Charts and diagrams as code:
----------

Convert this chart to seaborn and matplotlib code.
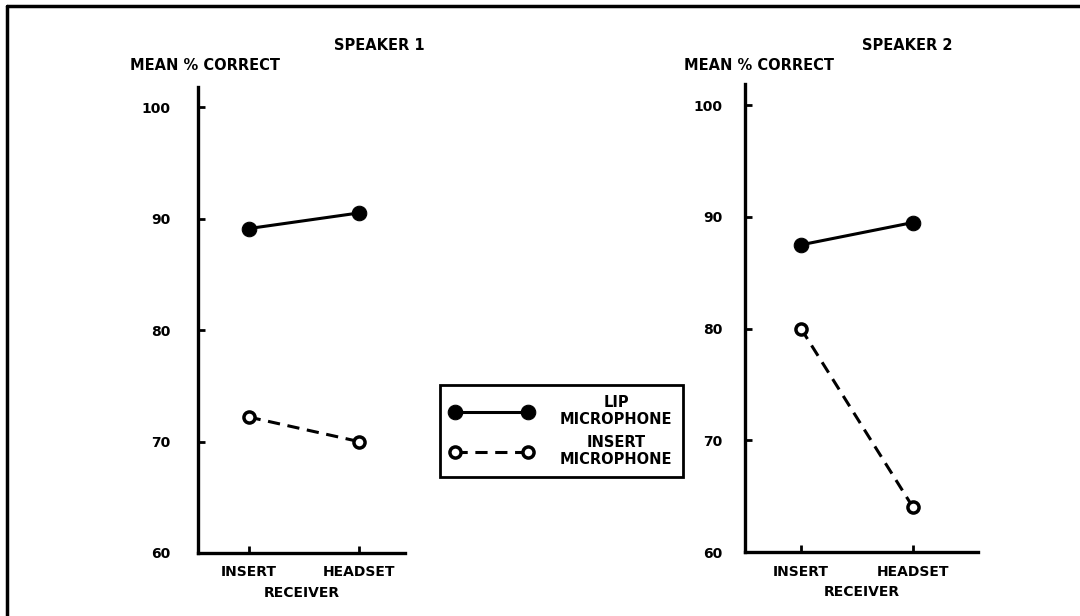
import pandas as pd
import matplotlib
matplotlib.use('Agg')
import matplotlib.pyplot as plt
from matplotlib.lines import Line2D
import seaborn as sns

# values
receivers = ['INSERT', 'HEADSET']
s1_lip = [89.1, 90.5]
s1_insert = [72.2, 70.0]
s2_lip = [87.5, 89.5]
s2_insert = [80.0, 64.0]
yticks = [60, 70, 80, 90, 100]

sns.set_style('white')
plt.rcParams['font.family'] = ['DejaVu Sans']
plt.rcParams['font.weight'] = 'bold'
plt.rcParams['text.color'] = 'black'
plt.rcParams['axes.labelcolor'] = 'black'

W, H = 1080, 616
fig = plt.figure(figsize=(W / 100, H / 100), dpi=100)

# axes boxes in pixel terms (left, right, bottom, top)
ax1 = fig.add_axes([198 / W, 1 - 553 / H, 207 / W, (553 - 87) / H])
ax2 = fig.add_axes([745 / W, 1 - 552 / H, 233 / W, (552 - 84) / H])


def draw_panel(ax, lip, insert, xlim, ytop, ypad):
    df_lip = pd.DataFrame({'receiver': receivers, 'pct': lip})
    df_ins = pd.DataFrame({'receiver': receivers, 'pct': insert})
    sns.lineplot(data=df_lip, x='receiver', y='pct', ax=ax, sort=False,
                 color='black', lw=2.2, marker='o', markersize=10.5,
                 markerfacecolor='black', markeredgecolor='black',
                 label='LIP\nMICROPHONE')
    sns.lineplot(data=df_ins, x='receiver', y='pct', ax=ax, sort=False,
                 color='black', lw=2.2, marker='o', markersize=8,
                 markerfacecolor='white', markeredgecolor='black',
                 markeredgewidth=2.5, dashes=(4, 2.5),
                 label='INSERT\nMICROPHONE')
    ax.set_xlim(*xlim)
    ax.set_ylim(60, ytop)
    ax.set_yticks(yticks)
    ax.set_yticklabels([str(t) for t in yticks])
    ax.set_xlabel('RECEIVER', fontsize=10, fontweight='bold', labelpad=5)
    ax.set_ylabel('')
    for s in ['top', 'right']:
        ax.spines[s].set_visible(False)
    for s in ['left', 'bottom']:
        ax.spines[s].set_linewidth(2.4)
        ax.spines[s].set_color('black')
    ax.tick_params(axis='both', direction='in', length=5, width=2,
                   labelsize=10, colors='black', left=True, bottom=True)
    ax.tick_params(axis='y', pad=ypad)
    ax.tick_params(axis='x', pad=9)
    for lab in ax.get_xticklabels() + ax.get_yticklabels():
        lab.set_fontweight('bold')
    ax.get_legend().remove()


draw_panel(ax1, s1_lip, s1_insert, (-0.46, 1.42), 101.8, 20)
draw_panel(ax2, s2_lip, s2_insert, (-0.5, 1.58), 101.9, 16)

# titles and y-axis captions
fig.text(379 / W, 1 - 45 / H, 'SPEAKER 1', ha='center', va='center',
         fontsize=10.5, fontweight='bold')
fig.text(907 / W, 1 - 45 / H, 'SPEAKER 2', ha='center', va='center',
         fontsize=10.5, fontweight='bold')
fig.text(130 / W, 1 - 65 / H, 'MEAN % CORRECT', ha='left', va='center',
         fontsize=10.5, fontweight='bold')
fig.text(684 / W, 1 - 65 / H, 'MEAN % CORRECT', ha='left', va='center',
         fontsize=10.5, fontweight='bold')

# legend in the middle
handles, labels = ax1.get_legend_handles_labels()
leg = fig.legend(handles, labels, loc='center', numpoints=2,
                 bbox_to_anchor=((433 + 690) / 2 / W, 1 - (385 + 477) / 2 / H),
                 frameon=True, fancybox=False, edgecolor='black', framealpha=1,
                 fontsize=10.5, handlelength=5.6, handletextpad=1.9,
                 labelspacing=0.5, borderpad=0.7, borderaxespad=0)
leg.get_frame().set_linewidth(2)
for t in leg.get_texts():
    t.set_fontweight('bold')
    t.set_multialignment('center')
    t.set_color('black')

# page frame (top and left edges only)
fig.add_artist(Line2D([7 / W, 1], [1 - 6 / H, 1 - 6 / H], color='black', lw=2.5))
fig.add_artist(Line2D([7 / W, 7 / W], [0, 1 - 6 / H], color='black', lw=2.5))

fig.savefig('out.png', dpi=100)
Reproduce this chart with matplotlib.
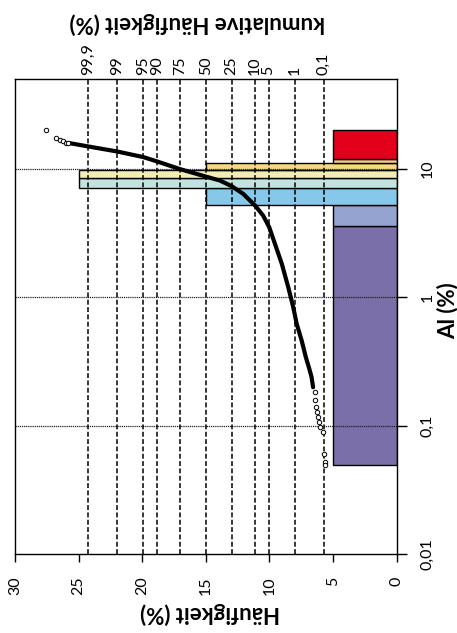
import math
import numpy as np
import matplotlib
matplotlib.use("Agg")
import matplotlib.pyplot as plt
from matplotlib.ticker import FixedLocator, NullLocator

plt.rcParams['font.family'] = ['Lato', 'DejaVu Sans']

# ---------------- data ----------------
# histogram classes (percentile classes) of Al (%)
class_lower = [0.05, 3.63, 5.22, 7.06, 8.45, 9.80, 11.1, 12.0]
class_upper = [3.63, 5.22, 7.06, 8.45, 9.80, 11.1, 12.0, 20.3]
class_freq = [5, 5, 15, 25, 25, 15, 5, 5]
class_colors = ['#7b6faa', '#95a3d0', '#87c7ea', '#c3e3de',
                '#f2edb5', '#f6d97c', '#f9c98a', '#e2001a']

# cumulative distribution (probit score of cumulative frequency vs Al %)
tail_high_z = [4.19, 3.93, 3.81, 3.74, 3.67, 3.61]
tail_high_al = [20.3, 17.6, 16.97, 16.4, 16.1, 16.0]
core_z = [3.56, 3.08, 2.32, 1.64, 1.29, 0.68, 0.0, -0.37, -0.68, -0.98,
          -1.29, -1.50, -1.66, -1.81, -1.99, -2.16, -2.29, -2.38, -2.51,
          -2.62, -2.71, -2.77, -2.81]
core_al = [15.9, 15.0, 13.7, 12.4, 11.5, 10.0, 8.74, 8.14, 7.35, 6.41,
           5.20, 4.35, 3.53, 2.62, 1.83, 1.20, 0.84, 0.624, 0.463,
           0.343, 0.279, 0.240, 0.200]
tail_low_z = [-2.86, -2.87, -2.89, -2.92, -2.95, -2.96, -2.99, -3.06,
              -3.09, -3.11, -3.13]
tail_low_al = [0.183, 0.158, 0.140, 0.128, 0.117, 0.107, 0.098, 0.0895,
               0.0608, 0.0523, 0.0493]

# probability axis
prob_ticks = [0.1, 1, 5, 10, 25, 50, 75, 90, 95, 99, 99.9]
prob_labels = ['0,1', '1', '5', '10', '25', '50', '75', '90', '95', '99', '99,9']

freq_ticks = [0, 5, 10, 15, 20, 25, 30]
al_ticks = [0.01, 0.1, 1, 10]
al_labels = ['0,01', '0,1', '1', '10']


def probit(p):
    lo, hi = -10.0, 10.0
    for _ in range(100):
        mid = 0.5 * (lo + hi)
        if 0.5 * (1 + math.erf(mid / math.sqrt(2))) < p / 100.0:
            lo = mid
        else:
            hi = mid
    return 0.5 * (lo + hi)


def z_to_freq(z):
    return 15 + 3 * np.asarray(z, dtype=float)


def freq_to_z(h):
    return (np.asarray(h, dtype=float) - 15) / 3


# ---------------- figure ----------------
fig = plt.figure(figsize=(4.57, 6.33), dpi=100)
ax = fig.add_axes([0.0328, 0.1243, 0.868 - 0.0328, 0.8747 - 0.1243])
ax.set_xlim(30, 0)
ax.set_yscale('log')
ax.set_ylim(0.01, 50)

heights = np.subtract(class_upper, class_lower)
ax.barh(class_lower, class_freq, height=heights, left=0, align='edge',
        color=class_colors, edgecolor='black', linewidth=1.0, zorder=1)

# horizontal grid (Al decades)
for v in al_ticks[1:]:
    ax.axhline(v, color='#222222', lw=0.9, ls=(0, (1, 0.7)), zorder=2.5)

# probability grid
z_ticks = [probit(p) for p in prob_ticks]
for z in z_ticks:
    ax.axvline(z_to_freq(z), color='black', lw=1.1, ls=(0, (3.2, 1.6)), zorder=3)

# cumulative curve
ax.plot(z_to_freq(core_z), core_al, color='black', lw=3.0,
        solid_capstyle='round', solid_joinstyle='round', zorder=4)
for zs, als in [(tail_high_z, tail_high_al), (tail_low_z, tail_low_al)]:
    ax.plot(z_to_freq(zs), als, ls='none', marker='o', ms=3.2, mfc='white',
            mec='black', mew=0.7, zorder=5)

# axes styling
for s in ax.spines.values():
    s.set_linewidth(1.0)
    s.set_color('black')
    s.set_zorder(6)

ax.xaxis.set_major_locator(FixedLocator(freq_ticks))
ax.set_xticklabels([str(t) for t in freq_ticks], rotation=90, va='top')
ax.tick_params(axis='x', direction='out', length=6, width=1, pad=10,
               labelsize=11.5, bottom=True, top=False)

ax.yaxis.tick_right()
ax.yaxis.set_major_locator(FixedLocator(al_ticks))
ax.yaxis.set_minor_locator(NullLocator())
ax.set_yticklabels(al_labels, rotation=90, va='center', ha='left')
ax.tick_params(axis='y', direction='out', length=7, width=1, pad=10,
               labelsize=11.5, right=True, left=False)

sec = ax.secondary_xaxis('top', functions=(freq_to_z, z_to_freq))
sec.set_xticks(z_ticks)
sec.set_xticklabels(prob_labels, rotation=90, va='bottom', ha='center')
sec.tick_params(length=0, pad=3, labelsize=11.5)
sec.spines['top'].set_visible(False)

fig.text(0.431, 0.9637, 'kumulative Häufigkeit (%)', rotation=180,
         ha='center', va='center', fontsize=16, fontweight='bold')
fig.text(0.4595, 0.0316, 'Häufigkeit (%)', rotation=180,
         ha='center', va='center', fontsize=16, fontweight='bold')
fig.text(0.979, 0.51, 'Al (%)', rotation=90,
         ha='center', va='center', fontsize=16, fontweight='bold')

fig.savefig('out.png', dpi=100)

----------

● GOAL OF THE EXERCISE
The required output is the exact run of lines from the start of the records through the line containing "ax2 = fig.add_axes([745", both ends included, with no pictures.

● EXERCISE ANSWER
Convert this chart to seaborn and matplotlib code.
import pandas as pd
import matplotlib
matplotlib.use('Agg')
import matplotlib.pyplot as plt
from matplotlib.lines import Line2D
import seaborn as sns

# values
receivers = ['INSERT', 'HEADSET']
s1_lip = [89.1, 90.5]
s1_insert = [72.2, 70.0]
s2_lip = [87.5, 89.5]
s2_insert = [80.0, 64.0]
yticks = [60, 70, 80, 90, 100]

sns.set_style('white')
plt.rcParams['font.family'] = ['DejaVu Sans']
plt.rcParams['font.weight'] = 'bold'
plt.rcParams['text.color'] = 'black'
plt.rcParams['axes.labelcolor'] = 'black'

W, H = 1080, 616
fig = plt.figure(figsize=(W / 100, H / 100), dpi=100)

# axes boxes in pixel terms (left, right, bottom, top)
ax1 = fig.add_axes([198 / W, 1 - 553 / H, 207 / W, (553 - 87) / H])
ax2 = fig.add_axes([745 / W, 1 - 552 / H, 233 / W, (552 - 84) / H])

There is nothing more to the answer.